## SHORT EXERCISE
Each line containing the word "with" should be found and copied.

--------------------------------

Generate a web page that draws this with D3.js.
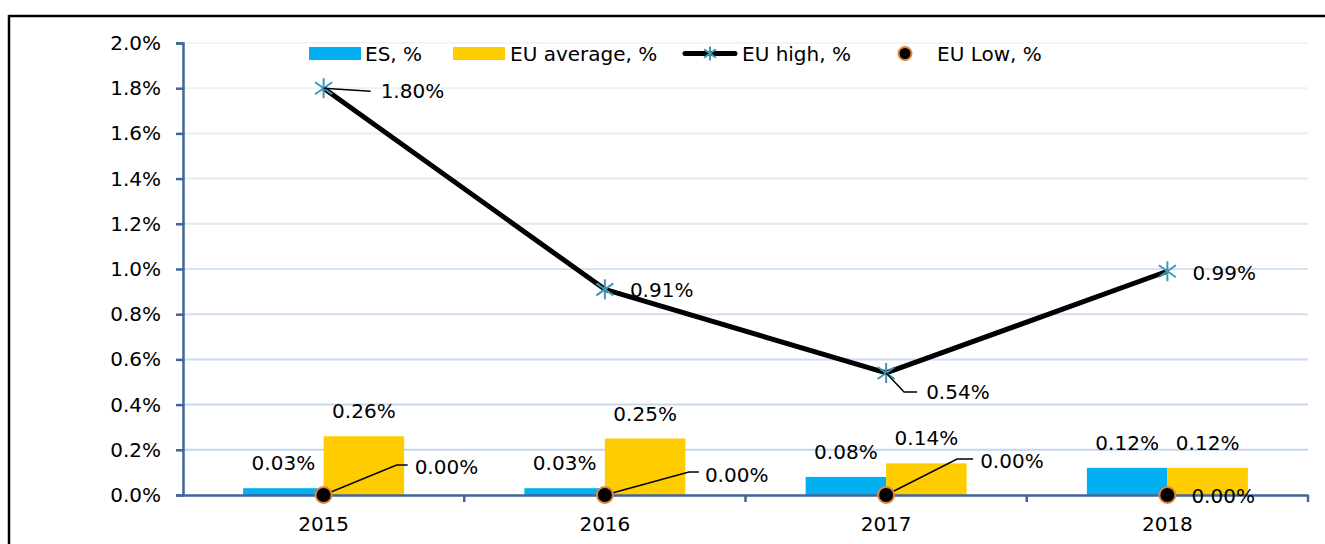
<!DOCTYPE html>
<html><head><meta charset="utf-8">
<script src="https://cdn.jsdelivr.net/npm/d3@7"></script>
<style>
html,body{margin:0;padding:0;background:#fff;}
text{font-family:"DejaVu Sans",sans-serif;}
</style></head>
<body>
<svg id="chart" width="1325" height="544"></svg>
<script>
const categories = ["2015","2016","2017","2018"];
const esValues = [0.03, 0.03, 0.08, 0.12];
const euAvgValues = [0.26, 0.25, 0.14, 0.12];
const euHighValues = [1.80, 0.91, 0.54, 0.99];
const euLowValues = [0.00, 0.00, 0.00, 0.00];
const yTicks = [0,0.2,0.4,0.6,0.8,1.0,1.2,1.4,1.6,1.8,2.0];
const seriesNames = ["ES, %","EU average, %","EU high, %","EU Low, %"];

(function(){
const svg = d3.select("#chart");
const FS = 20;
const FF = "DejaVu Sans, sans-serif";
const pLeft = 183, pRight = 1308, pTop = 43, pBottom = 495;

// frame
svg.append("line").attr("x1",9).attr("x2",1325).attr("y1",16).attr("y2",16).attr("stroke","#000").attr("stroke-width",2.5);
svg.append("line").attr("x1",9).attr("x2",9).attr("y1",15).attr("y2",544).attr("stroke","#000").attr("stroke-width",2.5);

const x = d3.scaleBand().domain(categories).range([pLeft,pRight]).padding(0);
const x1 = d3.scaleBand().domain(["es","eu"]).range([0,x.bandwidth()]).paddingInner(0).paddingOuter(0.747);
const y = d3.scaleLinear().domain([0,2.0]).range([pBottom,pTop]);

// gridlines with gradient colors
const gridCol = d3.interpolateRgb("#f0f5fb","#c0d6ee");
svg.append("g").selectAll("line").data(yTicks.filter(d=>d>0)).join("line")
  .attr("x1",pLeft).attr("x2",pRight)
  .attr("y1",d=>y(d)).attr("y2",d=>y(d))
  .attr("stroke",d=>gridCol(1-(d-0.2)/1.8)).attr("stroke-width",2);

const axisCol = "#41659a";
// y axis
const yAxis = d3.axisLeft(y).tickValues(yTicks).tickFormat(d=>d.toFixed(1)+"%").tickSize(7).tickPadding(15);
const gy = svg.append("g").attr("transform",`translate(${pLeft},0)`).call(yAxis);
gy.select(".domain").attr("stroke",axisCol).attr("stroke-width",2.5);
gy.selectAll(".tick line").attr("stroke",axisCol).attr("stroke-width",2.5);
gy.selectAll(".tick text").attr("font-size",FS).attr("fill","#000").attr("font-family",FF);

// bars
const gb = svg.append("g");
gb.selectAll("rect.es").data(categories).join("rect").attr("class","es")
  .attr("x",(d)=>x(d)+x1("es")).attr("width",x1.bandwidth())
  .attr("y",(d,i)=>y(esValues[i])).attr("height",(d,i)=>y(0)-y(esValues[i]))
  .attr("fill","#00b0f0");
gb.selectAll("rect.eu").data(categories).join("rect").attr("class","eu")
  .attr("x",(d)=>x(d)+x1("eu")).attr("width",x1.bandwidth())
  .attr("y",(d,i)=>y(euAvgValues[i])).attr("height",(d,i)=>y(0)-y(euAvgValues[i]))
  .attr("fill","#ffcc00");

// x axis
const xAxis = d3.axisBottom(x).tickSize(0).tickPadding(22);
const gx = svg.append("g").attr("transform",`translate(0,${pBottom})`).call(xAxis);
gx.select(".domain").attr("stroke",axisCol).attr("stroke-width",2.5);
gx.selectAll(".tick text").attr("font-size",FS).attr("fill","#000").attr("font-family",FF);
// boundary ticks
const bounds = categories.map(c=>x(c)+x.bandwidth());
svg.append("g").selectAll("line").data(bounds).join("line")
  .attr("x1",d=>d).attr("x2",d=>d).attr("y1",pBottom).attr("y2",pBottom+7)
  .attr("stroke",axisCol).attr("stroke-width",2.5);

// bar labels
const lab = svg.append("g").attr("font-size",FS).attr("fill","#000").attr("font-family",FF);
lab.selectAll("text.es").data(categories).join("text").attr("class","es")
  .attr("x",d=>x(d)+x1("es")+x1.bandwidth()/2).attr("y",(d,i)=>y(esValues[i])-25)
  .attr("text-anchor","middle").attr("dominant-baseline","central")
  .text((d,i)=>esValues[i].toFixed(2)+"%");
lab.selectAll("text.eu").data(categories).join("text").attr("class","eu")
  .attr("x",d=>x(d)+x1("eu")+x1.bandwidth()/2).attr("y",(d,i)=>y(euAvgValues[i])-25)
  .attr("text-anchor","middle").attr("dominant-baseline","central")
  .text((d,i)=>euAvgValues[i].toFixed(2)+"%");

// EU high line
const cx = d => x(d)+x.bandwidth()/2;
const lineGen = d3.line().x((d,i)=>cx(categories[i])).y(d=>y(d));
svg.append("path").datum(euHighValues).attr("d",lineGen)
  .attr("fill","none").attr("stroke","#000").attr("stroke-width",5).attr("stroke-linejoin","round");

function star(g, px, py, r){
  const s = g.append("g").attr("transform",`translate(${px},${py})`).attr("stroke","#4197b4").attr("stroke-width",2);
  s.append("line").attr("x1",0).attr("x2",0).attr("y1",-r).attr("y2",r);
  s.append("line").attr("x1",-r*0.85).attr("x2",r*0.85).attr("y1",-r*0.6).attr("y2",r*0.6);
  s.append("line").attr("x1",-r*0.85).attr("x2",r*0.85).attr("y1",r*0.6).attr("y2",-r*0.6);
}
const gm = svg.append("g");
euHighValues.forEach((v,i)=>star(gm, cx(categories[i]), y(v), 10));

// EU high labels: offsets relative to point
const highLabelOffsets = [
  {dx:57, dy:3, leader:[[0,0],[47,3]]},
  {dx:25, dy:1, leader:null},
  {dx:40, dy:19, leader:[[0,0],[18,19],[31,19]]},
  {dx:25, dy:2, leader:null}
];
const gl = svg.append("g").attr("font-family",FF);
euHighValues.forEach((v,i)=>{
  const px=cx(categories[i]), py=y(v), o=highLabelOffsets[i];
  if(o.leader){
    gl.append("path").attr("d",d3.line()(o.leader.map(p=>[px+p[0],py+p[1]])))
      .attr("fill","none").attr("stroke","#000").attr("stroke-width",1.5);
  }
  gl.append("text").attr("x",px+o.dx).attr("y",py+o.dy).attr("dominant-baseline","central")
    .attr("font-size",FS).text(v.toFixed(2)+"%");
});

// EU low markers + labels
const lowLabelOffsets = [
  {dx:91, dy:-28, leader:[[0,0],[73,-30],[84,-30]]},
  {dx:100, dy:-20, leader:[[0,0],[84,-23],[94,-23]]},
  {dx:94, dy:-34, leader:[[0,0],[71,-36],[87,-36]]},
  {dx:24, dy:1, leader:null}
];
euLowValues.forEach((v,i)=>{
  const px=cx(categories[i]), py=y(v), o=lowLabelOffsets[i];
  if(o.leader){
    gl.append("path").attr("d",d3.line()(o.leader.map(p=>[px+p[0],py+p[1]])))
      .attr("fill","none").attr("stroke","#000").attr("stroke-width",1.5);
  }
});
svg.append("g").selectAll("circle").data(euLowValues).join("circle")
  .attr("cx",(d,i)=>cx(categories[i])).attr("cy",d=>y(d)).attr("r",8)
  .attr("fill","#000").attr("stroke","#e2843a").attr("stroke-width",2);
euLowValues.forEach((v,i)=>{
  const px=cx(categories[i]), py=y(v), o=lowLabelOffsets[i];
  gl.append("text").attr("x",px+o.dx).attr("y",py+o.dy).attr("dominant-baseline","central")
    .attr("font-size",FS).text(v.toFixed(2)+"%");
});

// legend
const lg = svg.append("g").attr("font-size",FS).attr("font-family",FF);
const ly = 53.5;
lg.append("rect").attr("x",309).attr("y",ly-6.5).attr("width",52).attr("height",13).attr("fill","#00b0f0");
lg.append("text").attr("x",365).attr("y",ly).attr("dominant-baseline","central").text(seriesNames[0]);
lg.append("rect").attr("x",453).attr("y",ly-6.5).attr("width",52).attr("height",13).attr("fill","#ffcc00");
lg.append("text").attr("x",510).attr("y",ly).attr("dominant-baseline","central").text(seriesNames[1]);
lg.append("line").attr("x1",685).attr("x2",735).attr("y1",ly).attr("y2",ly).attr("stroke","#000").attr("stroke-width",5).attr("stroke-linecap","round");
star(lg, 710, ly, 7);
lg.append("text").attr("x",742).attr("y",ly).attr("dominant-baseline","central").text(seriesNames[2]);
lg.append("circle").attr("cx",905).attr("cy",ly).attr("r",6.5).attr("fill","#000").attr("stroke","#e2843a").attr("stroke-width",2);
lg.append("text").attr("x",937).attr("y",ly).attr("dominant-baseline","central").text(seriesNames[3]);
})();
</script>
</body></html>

--------------------------------

## FULL RESPONSE
Generate a web page that draws this with D3.js.
// gridlines with gradient colors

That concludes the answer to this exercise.